Gentrification has now turned the neighbourhood into a hipster quarter, though 25 years ago it certainly wasn’t. The establishment of M HKA was one of the motors behind its transformation, in fact.
For 15 years, the art historian and curator Flor Bex spearheaded his brainchild and in 2002 was succeeded by Bart De Baere. Shortly after, the Centre for Image Culture became part of M HKA. These days it’s called Cinema Zuid, showing a mix of classics and arthouse film.
Contrary to the contemporary art museum SMAK in Ghent, which is mainly financed by the city, M HKA is an institution of the Flemish Community. In her new policy note for 2012-2016, minister for culture Joke Schauvliege formulated some ambitious goals for M KHA. In Flanders, the museum has to be a trailblazer; internationally, it has to strive for recognition.
De Baere agrees. “As an institution of the Flemish Community, you have the duty to aim high,” he says. “Not only showing what has already been internationally accepted but sensing when an artist is on the brink of recognition.”
De Baere cites the just-closed Jimmie Durham exhibition A matter of life and death and singing as an example of the museum’s approach. “Internationally, he’s the artist of the year: Loads of articles have been written about him and he’s finally starting to sell his work on a large scale, both to museums and private collectors. It’s clearly a moment of celebration; he’s becoming part of the canon.” M HKA’s exhibition, he notes, was “the most exhaustive overview of his work ever.”
The tasks the Flemish Community has given to M KHA seem to focus mainly on showing art and less on collecting. Yet this is an essential characteristic of a museum – the distinguishing factor between a museum and a public art gallery, like Wiels in Brussels. Or, in an international context, between the Tate and the Hayward Gallery.
“The public mainly values a museum for its exhibitions,” says De Baere. “The question ‘Is it a good museum?’ has almost become synonymous for ‘Does it attract a lot of visitors?’ Indeed, this still has to change. The international appeal and our leadership function, in the long run, are strongly related to how we develop our permanent collection.”
That might be a problem. M HKA’s budget for acquisitions is a scant €100,000 a year. At its opening in 1987, the museum had an annual acquisition budget of six million Belgian francs, which, taking into account inflation, is €250,000. De Baere had asked for €1 million in his 2012-2016 policy note. He stays diplomatic about the amount (“It’s odd”).
“Acquisitions are the most efficient instrument a museum has: With one arrow you strike three bullseyes. There’s nothing an artist prefers above being bought by a museum, not only for the money but also as a token of appreciation. At the same time, it’s a support for galleries, and it’s an investment in the future.”

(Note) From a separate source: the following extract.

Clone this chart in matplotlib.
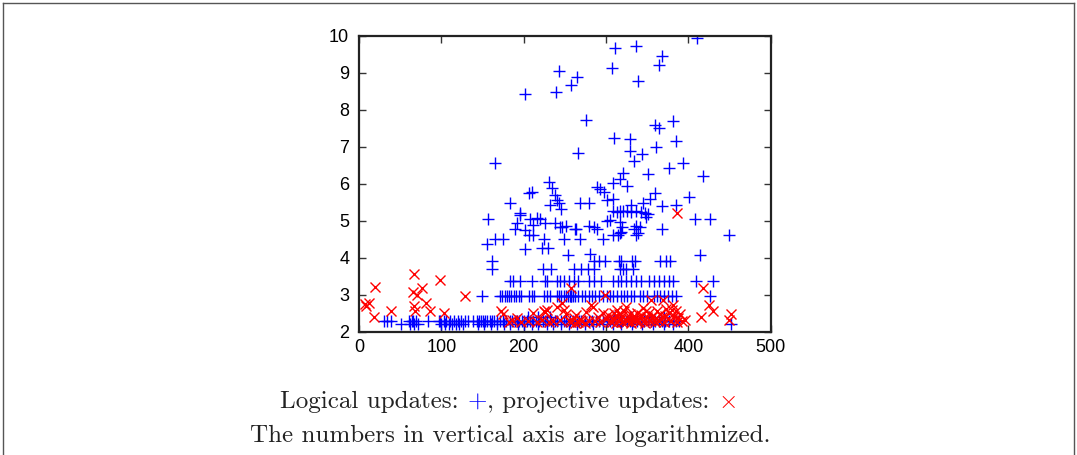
import matplotlib
matplotlib.use("Agg")
import matplotlib.pyplot as plt
from matplotlib.lines import Line2D
import numpy as np

# --- data (x, log value) ---
# blue "+" points that sit on the discrete bands
band_levels = [2.20, 2.30, 2.40, 2.96, 3.37, 3.69, 3.90]
band_220_x = [51, 62, 67, 72, 100, 104, 109, 113, 118, 122, 126, 145, 152, 160, 168, 176,
              184, 193, 201, 210, 218, 228, 236, 245, 255, 265, 274, 284, 296, 308, 318,
              332, 344, 357, 370, 381, 452]
band_230_x = [30, 34, 39, 61, 64, 66, 69, 84, 97, 99, 103, 106, 110, 115, 120, 124, 129,
              133, 139, 143, 146, 148, 151, 153, 156, 159, 161, 164, 168, 171, 175, 179,
              183, 186, 190, 192, 195, 198, 201, 204, 208, 212, 215, 219, 223, 226, 229,
              233, 238, 241, 245, 249, 252, 256, 260, 263, 267, 270, 274, 279, 283, 288,
              292, 297, 301, 305, 309, 313, 317, 320, 325, 329, 333, 338, 342, 346, 351,
              355, 359, 364, 368, 372, 377, 381, 385, 389]
band_240_x = [205, 218, 232, 310, 330, 352, 371]
band_296_x = [150, 171, 174, 177, 180, 182, 185, 188, 191, 194, 197, 207, 210, 213, 225,
              228, 232, 240, 243, 246, 249, 252, 254, 256, 257, 258, 260, 263, 266, 271,
              275, 279, 283, 287, 291, 297, 301, 305, 309, 313, 318, 322, 326, 330, 334,
              341, 345, 350, 358, 362, 366, 371, 375, 380, 385, 426]
band_337_x = [183, 187, 196, 210, 226, 228, 241, 244, 249, 255, 261, 266, 280, 286, 294,
              309, 315, 318, 324, 330, 337, 343, 352, 358, 364, 371, 376, 382, 409, 430]
band_369_x = [162, 224, 233, 261, 270, 278, 286, 317, 321, 324, 333]
band_390_x = [162, 285, 292, 299, 316, 318, 332, 335, 366, 373, 378]

# blue "+" points off the bands
blue_x = [410, 311, 336, 368, 364, 307, 243, 265, 258, 339,
          202, 239, 276, 381, 360, 364, 310, 329, 385, 165,
          266, 329, 344, 361, 334, 393, 377, 418, 351, 321,
          317, 309, 325, 231, 234, 238, 240, 206, 210, 183,
          232, 243, 246, 268, 279, 289, 293, 298, 301, 309,
          331, 345, 354, 360, 368, 385, 401, 309, 313, 317,
          321, 325, 331, 337, 343, 347, 351, 349, 301, 305,
          317, 408, 426, 450, 368, 337, 341, 334, 339, 337,
          320, 317, 315, 157, 196, 192, 196, 190, 208, 211,
          216, 220, 202, 206, 212, 226, 225, 230, 222, 238,
          244, 247, 249, 252, 262, 264, 269, 279, 285, 289,
          297, 309, 318, 155, 165, 175, 202, 254, 281, 414]
blue_y = [9.93, 9.66, 9.73, 9.45, 9.21, 9.14, 9.05, 8.89, 8.67, 8.78,
          8.44, 8.47, 7.72, 7.70, 7.60, 7.50, 7.24, 7.22, 7.15, 6.57,
          6.82, 6.89, 6.80, 7.00, 6.62, 6.57, 6.42, 6.21, 6.26, 6.30,
          6.13, 6.03, 5.94, 6.04, 5.88, 5.69, 5.56, 5.75, 5.78, 5.49,
          5.44, 5.47, 5.33, 5.49, 5.47, 5.92, 5.85, 5.78, 5.56, 5.60,
          5.42, 5.49, 5.58, 5.74, 5.40, 5.44, 5.63, 5.26, 5.24, 5.26,
          5.27, 5.26, 5.25, 5.26, 5.24, 5.20, 5.18, 5.11, 5.00, 5.02,
          4.97, 5.06, 5.06, 4.61, 4.79, 4.86, 4.82, 4.79, 4.66, 4.61,
          4.82, 4.66, 4.61, 5.06, 5.15, 4.95, 5.20, 4.79, 5.06, 4.88,
          5.08, 5.06, 4.75, 4.61, 4.61, 4.95, 4.50, 4.27, 4.27, 4.93,
          4.82, 4.82, 4.50, 4.86, 4.79, 4.77, 4.50, 4.86, 4.82, 4.77,
          4.50, 4.61, 4.70, 4.37, 4.50, 4.50, 4.25, 4.07, 4.10, 4.07]

# red "x" points (projective updates)
red_x = [7, 9, 12, 19, 18, 39, 67, 66, 71, 76,
         67, 68, 81, 86, 98, 103, 129, 173, 175, 182,
         186, 192, 197, 205, 212, 216, 222, 225, 228, 226,
         231, 236, 241, 244, 247, 249, 252, 255, 257, 258,
         261, 264, 266, 268, 271, 274, 276, 279, 282, 284,
         287, 290, 293, 296, 299, 300, 262, 303, 305, 307,
         309, 310, 312, 314, 315, 316, 318, 319, 320, 322,
         324, 325, 327, 329, 330, 332, 334, 336, 338, 340,
         341, 343, 345, 347, 348, 350, 352, 354, 355, 357,
         359, 361, 362, 364, 366, 368, 369, 371, 373, 375,
         377, 379, 381, 383, 385, 386, 388, 390, 392, 396,
         313, 326, 337, 349, 358, 372, 380, 386, 418, 415,
         425, 430, 452, 450]
red_y = [2.74, 2.70, 2.78, 3.22, 2.41, 2.57, 3.55, 3.08, 2.99, 3.17,
         2.70, 2.56, 2.77, 2.56, 3.40, 2.50, 2.98, 2.57, 2.47, 2.27,
         2.32, 2.36, 2.27, 2.30, 2.50, 2.27, 2.32, 2.57, 2.60, 2.53,
         2.27, 2.30, 2.68, 2.32, 2.77, 2.59, 2.48, 2.30, 3.17, 2.27,
         2.36, 2.45, 2.27, 2.32, 2.30, 2.25, 2.54, 2.30, 2.72, 2.66,
         2.30, 2.40, 2.27, 2.50, 3.00, 2.34, 2.25, 2.45, 2.30, 2.27,
         2.38, 2.52, 2.25, 2.40, 2.30, 2.47, 2.35, 2.27, 2.42, 2.55,
         2.68, 2.30, 2.38, 2.48, 2.25, 2.33, 2.43, 2.30, 2.50, 2.27,
         2.38, 2.45, 2.63, 2.32, 2.25, 2.40, 2.50, 2.30, 2.86, 2.44,
         2.27, 2.36, 2.56, 2.30, 2.47, 2.40, 2.86, 2.27, 2.62, 2.35,
         2.50, 2.30, 2.72, 2.42, 2.55, 2.27, 2.36, 2.48, 2.30, 2.32,
         2.60, 2.28, 2.38, 2.55, 2.33, 2.43, 2.60, 5.22, 3.18, 2.41,
         2.72, 2.56, 2.47, 2.32]

caption_1 = [("Logical updates: ", "#222222"), (r"$+$", "#0000ff"),
             (", projective updates: ", "#222222"), (r"$\times$", "#ff0000")]
caption_2 = "The numbers in vertical axis are logarithmized."

# --- figure ---
plt.rcParams["mathtext.fontset"] = "cm"
fig = plt.figure(figsize=(10.77, 4.55), dpi=100)
ax = fig.add_axes([0.3333, 0.2708, 0.3822, 0.6505])

bands = [band_220_x, band_230_x, band_240_x, band_296_x, band_337_x, band_369_x, band_390_x]
all_bx = list(blue_x)
all_by = list(blue_y)
for lvl, xs in zip(band_levels, bands):
    all_bx += xs
    all_by += [lvl] * len(xs)

ax.plot(all_bx, all_by, linestyle="none", marker="+", ms=8.5, mew=1.0, color="#0000ff")
ax.plot(red_x, red_y, linestyle="none", marker="x", ms=7, mew=1.0, color="#ff0000")

ax.set_xlim(0, 500)
ax.set_ylim(2, 10)
ax.set_xticks(np.arange(0, 501, 100))
ax.set_yticks(np.arange(2, 11, 1))
ax.tick_params(direction="in", top=True, right=True, length=5, width=1.0,
               color="#333333", labelsize=13, labelcolor="black")
ax.tick_params(axis="x", pad=5)
ax.tick_params(axis="y", pad=7)
for lab in ax.get_xticklabels() + ax.get_yticklabels():
    lab.set_fontfamily("Liberation Sans")
for sp in ax.spines.values():
    sp.set_linewidth(1.6)
    sp.set_color("#222222")

# page frame
frame_kw = dict(color="#555555", linewidth=1.0, transform=fig.transFigure)
fig.add_artist(Line2D([3 / 1077, 3 / 1077], [0, 1 - 3 / 455], **frame_kw))
fig.add_artist(Line2D([3 / 1077, 1074 / 1077], [1 - 3 / 455, 1 - 3 / 455], **frame_kw))
fig.add_artist(Line2D([1074 / 1077, 1074 / 1077], [0, 1 - 3 / 455], **frame_kw))

# caption
cap_size = 18
cap_center = 0.4715
renderer = fig.canvas.get_renderer()
pieces = []
for s, c in caption_1:
    t = fig.text(0, 1 - 408 / 455, s, color=c, fontsize=cap_size,
                 fontfamily="cmr10", va="baseline", ha="left")
    pieces.append(t)
widths = [t.get_window_extent(renderer).width / fig.bbox.width for t in pieces]
xpos = cap_center - sum(widths) / 2
for t, w in zip(pieces, widths):
    t.set_x(xpos)
    xpos += w
fig.text(cap_center + 0.002, 1 - 442 / 455, caption_2, color="#222222", fontsize=cap_size,
         fontfamily="cmr10", va="baseline", ha="center")

fig.savefig("out.png", dpi=100)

In 2002, De Baere took up his function as director of M HKA. Until then he had been the assistant of Jan Hoet at SMAK in Ghent, which, coincidentally, was looking for a new director, too, since Hoet was retiring. “When I told Jan that I’d be applying for the director’s post at M HKA,” De Baere remembers, “he told me: ‘I completely understand. In Ghent, everything has been done; in Antwerp everything is still to do.’ He exaggerated, but I also thought that Antwerp had a potential that had not been exploited.”
That was the mindset with which De Baere embarked on his journey “That Antwerp deserved a strong museum for contemporary art. I had respect for the heritage of Flor Bex, whose work, unfairly, wasn’t always appreciated by the vox populi.”
M HKA, he continues, “cannot be compared to what it was a decade ago. The most important change is the international recognition. Two internationally renowned curators, Sweden’s Anders Kreuger and Briton Nav Haq, have come to work here. Another colleague, Dieter Roelstrate, has just left to become senior curator at the MCA in Chicago, one of America’s most important institutions for contemporary art.”